PROBLEM STATEMENT: Starting at the line that contains "Convert this diagram to TikZ code." and stopping at the line that contains "(283,196) rectangle (338,210);", repeat every line exactly, the two end lines included, and nothing else.

DATA PROVIDED:

==================================================

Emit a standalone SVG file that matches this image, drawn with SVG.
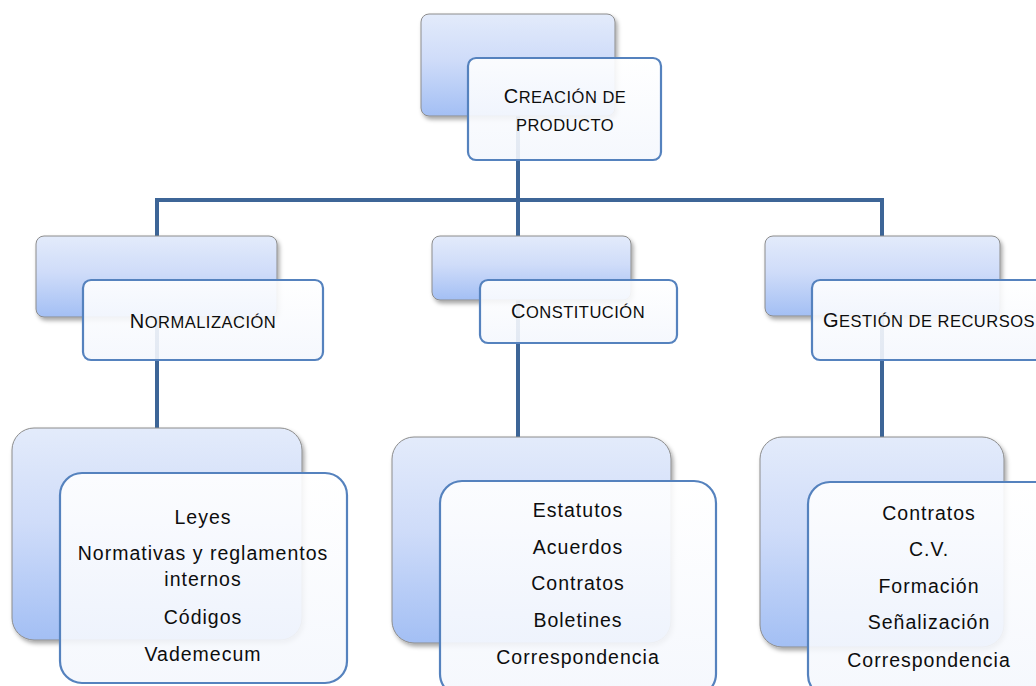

==================================================

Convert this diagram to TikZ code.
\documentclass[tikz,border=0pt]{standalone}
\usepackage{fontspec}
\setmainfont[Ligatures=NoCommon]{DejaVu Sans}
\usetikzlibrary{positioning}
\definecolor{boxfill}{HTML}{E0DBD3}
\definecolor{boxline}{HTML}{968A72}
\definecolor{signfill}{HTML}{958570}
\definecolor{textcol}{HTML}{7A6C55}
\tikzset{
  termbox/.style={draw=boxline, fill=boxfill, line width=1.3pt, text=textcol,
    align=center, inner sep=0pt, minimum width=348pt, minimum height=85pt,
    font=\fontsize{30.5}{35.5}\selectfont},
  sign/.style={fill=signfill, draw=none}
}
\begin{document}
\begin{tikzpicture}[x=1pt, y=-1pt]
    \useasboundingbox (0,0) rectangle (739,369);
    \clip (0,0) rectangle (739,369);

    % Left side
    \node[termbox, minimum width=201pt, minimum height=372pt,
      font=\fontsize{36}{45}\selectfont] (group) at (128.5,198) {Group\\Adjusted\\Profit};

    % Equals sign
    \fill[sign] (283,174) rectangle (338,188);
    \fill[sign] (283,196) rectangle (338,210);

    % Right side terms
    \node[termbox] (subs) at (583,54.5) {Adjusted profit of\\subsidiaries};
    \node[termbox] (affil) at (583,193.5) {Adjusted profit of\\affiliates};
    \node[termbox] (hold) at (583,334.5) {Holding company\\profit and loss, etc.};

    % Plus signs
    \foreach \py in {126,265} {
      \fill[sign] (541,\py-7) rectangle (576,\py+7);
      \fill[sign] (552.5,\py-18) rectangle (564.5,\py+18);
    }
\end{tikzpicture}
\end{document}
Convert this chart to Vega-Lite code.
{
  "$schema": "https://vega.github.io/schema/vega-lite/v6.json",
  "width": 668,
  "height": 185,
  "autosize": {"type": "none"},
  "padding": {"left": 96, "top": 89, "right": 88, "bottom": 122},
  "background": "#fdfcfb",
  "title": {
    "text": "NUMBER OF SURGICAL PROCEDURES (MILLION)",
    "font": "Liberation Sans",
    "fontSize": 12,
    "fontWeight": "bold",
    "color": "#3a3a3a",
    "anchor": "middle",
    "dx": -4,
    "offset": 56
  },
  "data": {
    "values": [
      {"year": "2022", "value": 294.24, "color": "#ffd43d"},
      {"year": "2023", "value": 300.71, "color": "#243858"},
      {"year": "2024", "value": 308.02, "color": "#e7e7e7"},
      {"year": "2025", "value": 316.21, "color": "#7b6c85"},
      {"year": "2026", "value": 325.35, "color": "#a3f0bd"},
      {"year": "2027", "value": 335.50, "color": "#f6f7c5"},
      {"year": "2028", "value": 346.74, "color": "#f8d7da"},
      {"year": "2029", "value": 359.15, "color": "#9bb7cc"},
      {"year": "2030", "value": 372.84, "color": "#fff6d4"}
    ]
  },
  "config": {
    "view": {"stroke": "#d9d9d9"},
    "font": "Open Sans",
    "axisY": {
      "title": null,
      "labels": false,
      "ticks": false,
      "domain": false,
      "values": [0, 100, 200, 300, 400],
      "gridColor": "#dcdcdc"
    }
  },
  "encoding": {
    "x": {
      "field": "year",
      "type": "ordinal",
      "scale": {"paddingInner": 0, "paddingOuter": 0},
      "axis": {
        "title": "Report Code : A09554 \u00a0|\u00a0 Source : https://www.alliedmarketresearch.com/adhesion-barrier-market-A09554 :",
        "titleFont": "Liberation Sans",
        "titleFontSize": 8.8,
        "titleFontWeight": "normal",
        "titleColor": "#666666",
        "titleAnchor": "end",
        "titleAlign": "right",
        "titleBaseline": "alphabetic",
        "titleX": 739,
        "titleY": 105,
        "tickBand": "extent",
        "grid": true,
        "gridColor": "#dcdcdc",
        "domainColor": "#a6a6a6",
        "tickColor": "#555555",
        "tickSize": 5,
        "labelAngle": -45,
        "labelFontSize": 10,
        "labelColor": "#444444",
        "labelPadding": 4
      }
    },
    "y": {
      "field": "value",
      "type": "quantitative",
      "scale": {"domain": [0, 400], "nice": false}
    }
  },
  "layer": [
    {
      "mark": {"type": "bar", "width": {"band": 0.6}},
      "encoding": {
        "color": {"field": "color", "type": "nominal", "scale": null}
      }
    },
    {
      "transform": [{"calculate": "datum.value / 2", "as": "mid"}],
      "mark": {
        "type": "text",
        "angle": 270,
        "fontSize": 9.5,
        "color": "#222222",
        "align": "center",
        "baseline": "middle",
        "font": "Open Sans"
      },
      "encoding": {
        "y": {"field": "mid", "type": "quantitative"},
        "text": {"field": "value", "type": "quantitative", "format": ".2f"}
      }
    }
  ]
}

==================================================

WORKED ANSWER:
Convert this diagram to TikZ code.
\documentclass[tikz,border=0pt]{standalone}
\usepackage{fontspec}
\setmainfont[Ligatures=NoCommon]{DejaVu Sans}
\usetikzlibrary{positioning}
\definecolor{boxfill}{HTML}{E0DBD3}
\definecolor{boxline}{HTML}{968A72}
\definecolor{signfill}{HTML}{958570}
\definecolor{textcol}{HTML}{7A6C55}
\tikzset{
  termbox/.style={draw=boxline, fill=boxfill, line width=1.3pt, text=textcol,
    align=center, inner sep=0pt, minimum width=348pt, minimum height=85pt,
    font=\fontsize{30.5}{35.5}\selectfont},
  sign/.style={fill=signfill, draw=none}
}
\begin{document}
\begin{tikzpicture}[x=1pt, y=-1pt]
    \useasboundingbox (0,0) rectangle (739,369);
    \clip (0,0) rectangle (739,369);

    % Left side
    \node[termbox, minimum width=201pt, minimum height=372pt,
      font=\fontsize{36}{45}\selectfont] (group) at (128.5,198) {Group\\Adjusted\\Profit};

    % Equals sign
    \fill[sign] (283,174) rectangle (338,188);
    \fill[sign] (283,196) rectangle (338,210);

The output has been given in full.